───── Supplied information ─────

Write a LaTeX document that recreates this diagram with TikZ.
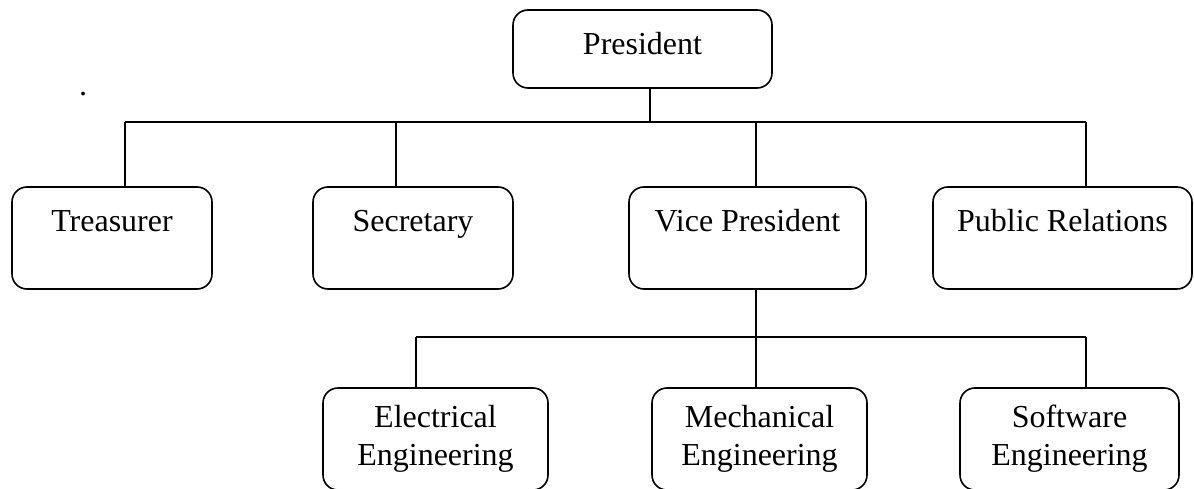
\documentclass[tikz,border=0pt]{standalone}
\usepackage{fontspec}
\setmainfont{Liberation Serif}
\usetikzlibrary{positioning,calc}
\tikzset{
  unit/.style={draw,line width=1.6pt,rounded corners=15pt,inner sep=0pt,
    text height=45pt,text depth=57pt},
  dept/.style={draw,line width=1.6pt,rounded corners=15pt,inner sep=0pt,
    minimum height=102pt,align=center},
  wire/.style={line width=1.6pt}
}

\begin{document}
\begin{tikzpicture}[x=1pt,y=-1pt,font=\fontsize{32}{38}\selectfont]
\useasboundingbox (0,0) rectangle (1194,489);
\clip (0,0) rectangle (1194,489);
% top of the chart
\node[draw,line width=1.6pt,rounded corners=15pt,inner sep=0pt,minimum width=259pt,
  text height=45pt,text depth=33pt] (pres) at (642.5,49) {President};
\node[inner sep=0pt] (dot) at (83,94) {.};
% first row
\node[unit,minimum width=200pt] (treas) at (112,238) {Treasurer};
\node[unit,minimum width=200pt] (secr) at (413,238) {Secretary};
\node[unit,minimum width=237pt] (vp) at (747.5,238) {Vice President};
\node[unit,minimum width=259pt] (pr) at (1062.5,238) {Public Relations};
% second row
\node[dept,minimum width=225pt] (elec) at (435.5,439) {Electrical\\Engineering};
\node[dept,minimum width=215pt] (mech) at (759.5,439) {Mechanical\\Engineering};
\node[dept,minimum width=219pt] (soft) at (1069.5,439) {Software\\Engineering};
% bus lines
\coordinate (tapP) at (650,122);
\coordinate (tapT) at (125,122);
\coordinate (tapS) at (396,122);
\coordinate (tapV) at (756,122);
\coordinate (tapR) at (1086,122);
\coordinate (tapE) at (416,337);
\coordinate (tapM) at (756,337);
\coordinate (tapW) at (1086,337);
\draw[wire] (pres.south -| tapP) -- (tapP);
\draw[wire] (tapT) -- (tapR);
\foreach \n/\t in {treas/tapT,secr/tapS,vp/tapV,pr/tapR}
  \draw[wire] (\t) -- (\t |- \n.north);
\draw[wire] (vp.south -| tapM) -- (tapM |- mech.north);
\draw[wire] (tapE) -- (tapW);
\foreach \n/\t in {elec/tapE,soft/tapW}
  \draw[wire] (\t) -- (\t |- \n.north);
\end{tikzpicture}
\end{document}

─────

Repeat the material above verbatim. Leave the pictures behind.

> **Reply to the task**
Write a LaTeX document that recreates this diagram with TikZ.
\documentclass[tikz,border=0pt]{standalone}
\usepackage{fontspec}
\setmainfont{Liberation Serif}
\usetikzlibrary{positioning,calc}
\tikzset{
  unit/.style={draw,line width=1.6pt,rounded corners=15pt,inner sep=0pt,
    text height=45pt,text depth=57pt},
  dept/.style={draw,line width=1.6pt,rounded corners=15pt,inner sep=0pt,
    minimum height=102pt,align=center},
  wire/.style={line width=1.6pt}
}

\begin{document}
\begin{tikzpicture}[x=1pt,y=-1pt,font=\fontsize{32}{38}\selectfont]
\useasboundingbox (0,0) rectangle (1194,489);
\clip (0,0) rectangle (1194,489);
% top of the chart
\node[draw,line width=1.6pt,rounded corners=15pt,inner sep=0pt,minimum width=259pt,
  text height=45pt,text depth=33pt] (pres) at (642.5,49) {President};
\node[inner sep=0pt] (dot) at (83,94) {.};
% first row
\node[unit,minimum width=200pt] (treas) at (112,238) {Treasurer};
\node[unit,minimum width=200pt] (secr) at (413,238) {Secretary};
\node[unit,minimum width=237pt] (vp) at (747.5,238) {Vice President};
\node[unit,minimum width=259pt] (pr) at (1062.5,238) {Public Relations};
% second row
\node[dept,minimum width=225pt] (elec) at (435.5,439) {Electrical\\Engineering};
\node[dept,minimum width=215pt] (mech) at (759.5,439) {Mechanical\\Engineering};
\node[dept,minimum width=219pt] (soft) at (1069.5,439) {Software\\Engineering};
% bus lines
\coordinate (tapP) at (650,122);
\coordinate (tapT) at (125,122);
\coordinate (tapS) at (396,122);
\coordinate (tapV) at (756,122);
\coordinate (tapR) at (1086,122);
\coordinate (tapE) at (416,337);
\coordinate (tapM) at (756,337);
\coordinate (tapW) at (1086,337);
\draw[wire] (pres.south -| tapP) -- (tapP);
\draw[wire] (tapT) -- (tapR);
\foreach \n/\t in {treas/tapT,secr/tapS,vp/tapV,pr/tapR}
  \draw[wire] (\t) -- (\t |- \n.north);
\draw[wire] (vp.south -| tapM) -- (tapM |- mech.north);
\draw[wire] (tapE) -- (tapW);
\foreach \n/\t in {elec/tapE,soft/tapW}
  \draw[wire] (\t) -- (\t |- \n.north);
\end{tikzpicture}
\end{document}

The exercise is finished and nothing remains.